» **Data section**
— start —

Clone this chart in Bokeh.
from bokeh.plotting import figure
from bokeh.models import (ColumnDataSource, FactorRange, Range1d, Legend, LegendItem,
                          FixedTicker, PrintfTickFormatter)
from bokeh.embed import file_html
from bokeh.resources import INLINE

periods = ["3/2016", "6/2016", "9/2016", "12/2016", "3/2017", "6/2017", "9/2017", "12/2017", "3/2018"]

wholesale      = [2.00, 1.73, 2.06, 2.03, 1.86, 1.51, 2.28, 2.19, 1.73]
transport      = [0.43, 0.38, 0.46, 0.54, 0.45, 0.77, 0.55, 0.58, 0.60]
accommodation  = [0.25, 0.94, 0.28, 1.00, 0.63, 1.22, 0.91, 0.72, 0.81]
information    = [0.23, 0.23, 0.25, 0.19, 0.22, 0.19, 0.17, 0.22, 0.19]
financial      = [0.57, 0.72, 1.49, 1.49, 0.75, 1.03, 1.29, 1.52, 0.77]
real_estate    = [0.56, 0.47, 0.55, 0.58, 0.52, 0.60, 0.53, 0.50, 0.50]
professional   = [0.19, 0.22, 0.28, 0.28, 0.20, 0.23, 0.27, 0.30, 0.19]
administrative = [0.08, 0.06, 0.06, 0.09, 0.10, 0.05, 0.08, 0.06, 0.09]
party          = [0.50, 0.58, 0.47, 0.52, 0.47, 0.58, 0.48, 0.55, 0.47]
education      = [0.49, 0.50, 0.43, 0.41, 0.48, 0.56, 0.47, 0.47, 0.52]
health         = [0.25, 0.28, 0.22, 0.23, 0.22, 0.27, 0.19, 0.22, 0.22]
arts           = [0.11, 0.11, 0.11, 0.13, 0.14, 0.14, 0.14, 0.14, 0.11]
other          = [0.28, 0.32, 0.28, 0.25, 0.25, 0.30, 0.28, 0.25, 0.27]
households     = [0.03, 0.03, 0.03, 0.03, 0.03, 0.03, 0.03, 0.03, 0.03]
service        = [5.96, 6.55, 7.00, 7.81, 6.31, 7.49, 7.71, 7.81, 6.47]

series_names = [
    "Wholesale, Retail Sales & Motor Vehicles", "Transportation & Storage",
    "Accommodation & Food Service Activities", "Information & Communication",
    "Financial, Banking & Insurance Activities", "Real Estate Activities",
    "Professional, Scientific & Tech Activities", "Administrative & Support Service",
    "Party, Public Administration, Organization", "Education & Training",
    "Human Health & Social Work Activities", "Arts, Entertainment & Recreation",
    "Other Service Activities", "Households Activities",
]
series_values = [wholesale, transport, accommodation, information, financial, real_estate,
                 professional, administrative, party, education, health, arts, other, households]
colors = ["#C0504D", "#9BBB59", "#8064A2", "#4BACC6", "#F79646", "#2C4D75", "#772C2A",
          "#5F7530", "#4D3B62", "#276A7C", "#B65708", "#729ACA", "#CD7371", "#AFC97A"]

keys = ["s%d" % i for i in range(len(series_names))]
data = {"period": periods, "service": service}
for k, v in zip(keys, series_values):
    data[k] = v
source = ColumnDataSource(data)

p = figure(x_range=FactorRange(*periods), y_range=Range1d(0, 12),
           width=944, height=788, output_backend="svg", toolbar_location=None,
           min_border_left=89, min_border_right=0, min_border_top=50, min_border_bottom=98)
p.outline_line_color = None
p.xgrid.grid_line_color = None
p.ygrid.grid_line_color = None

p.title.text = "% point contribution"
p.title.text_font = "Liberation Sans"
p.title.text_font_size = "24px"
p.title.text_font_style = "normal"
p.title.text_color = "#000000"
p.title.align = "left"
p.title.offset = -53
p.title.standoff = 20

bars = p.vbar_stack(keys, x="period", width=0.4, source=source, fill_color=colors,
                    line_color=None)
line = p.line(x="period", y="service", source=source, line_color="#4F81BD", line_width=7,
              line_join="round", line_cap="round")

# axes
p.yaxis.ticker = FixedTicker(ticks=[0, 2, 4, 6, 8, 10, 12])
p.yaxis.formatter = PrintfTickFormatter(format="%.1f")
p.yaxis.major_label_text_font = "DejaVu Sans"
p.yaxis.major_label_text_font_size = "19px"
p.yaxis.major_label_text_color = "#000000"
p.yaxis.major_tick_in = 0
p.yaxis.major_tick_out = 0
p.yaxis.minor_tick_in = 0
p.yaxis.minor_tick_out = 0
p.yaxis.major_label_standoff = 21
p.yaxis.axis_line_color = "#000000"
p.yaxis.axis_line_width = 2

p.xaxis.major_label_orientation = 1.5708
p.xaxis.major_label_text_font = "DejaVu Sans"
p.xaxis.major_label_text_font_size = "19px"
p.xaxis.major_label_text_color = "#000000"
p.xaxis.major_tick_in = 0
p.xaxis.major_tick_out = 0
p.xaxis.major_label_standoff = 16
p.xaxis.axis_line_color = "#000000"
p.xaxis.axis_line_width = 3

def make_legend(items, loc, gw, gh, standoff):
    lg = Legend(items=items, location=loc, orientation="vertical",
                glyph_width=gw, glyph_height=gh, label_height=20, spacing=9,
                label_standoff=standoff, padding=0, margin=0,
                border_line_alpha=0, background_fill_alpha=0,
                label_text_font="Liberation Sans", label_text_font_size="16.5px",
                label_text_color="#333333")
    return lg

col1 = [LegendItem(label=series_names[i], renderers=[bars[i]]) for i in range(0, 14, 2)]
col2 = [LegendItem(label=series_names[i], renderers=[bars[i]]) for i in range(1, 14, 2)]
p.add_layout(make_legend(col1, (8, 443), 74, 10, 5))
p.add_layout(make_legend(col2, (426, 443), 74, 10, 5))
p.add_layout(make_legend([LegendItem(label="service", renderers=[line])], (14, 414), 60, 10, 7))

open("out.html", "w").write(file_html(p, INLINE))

— end —

» **Task objective**
Can you write out the lines above, from the first one through the one containing "7.71, 7.81, 6.47]", exactly as they appear and nothing more?

» **Answer to this exercise**
Clone this chart in Bokeh.
from bokeh.plotting import figure
from bokeh.models import (ColumnDataSource, FactorRange, Range1d, Legend, LegendItem,
                          FixedTicker, PrintfTickFormatter)
from bokeh.embed import file_html
from bokeh.resources import INLINE

periods = ["3/2016", "6/2016", "9/2016", "12/2016", "3/2017", "6/2017", "9/2017", "12/2017", "3/2018"]

wholesale      = [2.00, 1.73, 2.06, 2.03, 1.86, 1.51, 2.28, 2.19, 1.73]
transport      = [0.43, 0.38, 0.46, 0.54, 0.45, 0.77, 0.55, 0.58, 0.60]
accommodation  = [0.25, 0.94, 0.28, 1.00, 0.63, 1.22, 0.91, 0.72, 0.81]
information    = [0.23, 0.23, 0.25, 0.19, 0.22, 0.19, 0.17, 0.22, 0.19]
financial      = [0.57, 0.72, 1.49, 1.49, 0.75, 1.03, 1.29, 1.52, 0.77]
real_estate    = [0.56, 0.47, 0.55, 0.58, 0.52, 0.60, 0.53, 0.50, 0.50]
professional   = [0.19, 0.22, 0.28, 0.28, 0.20, 0.23, 0.27, 0.30, 0.19]
administrative = [0.08, 0.06, 0.06, 0.09, 0.10, 0.05, 0.08, 0.06, 0.09]
party          = [0.50, 0.58, 0.47, 0.52, 0.47, 0.58, 0.48, 0.55, 0.47]
education      = [0.49, 0.50, 0.43, 0.41, 0.48, 0.56, 0.47, 0.47, 0.52]
health         = [0.25, 0.28, 0.22, 0.23, 0.22, 0.27, 0.19, 0.22, 0.22]
arts           = [0.11, 0.11, 0.11, 0.13, 0.14, 0.14, 0.14, 0.14, 0.11]
other          = [0.28, 0.32, 0.28, 0.25, 0.25, 0.30, 0.28, 0.25, 0.27]
households     = [0.03, 0.03, 0.03, 0.03, 0.03, 0.03, 0.03, 0.03, 0.03]
service        = [5.96, 6.55, 7.00, 7.81, 6.31, 7.49, 7.71, 7.81, 6.47]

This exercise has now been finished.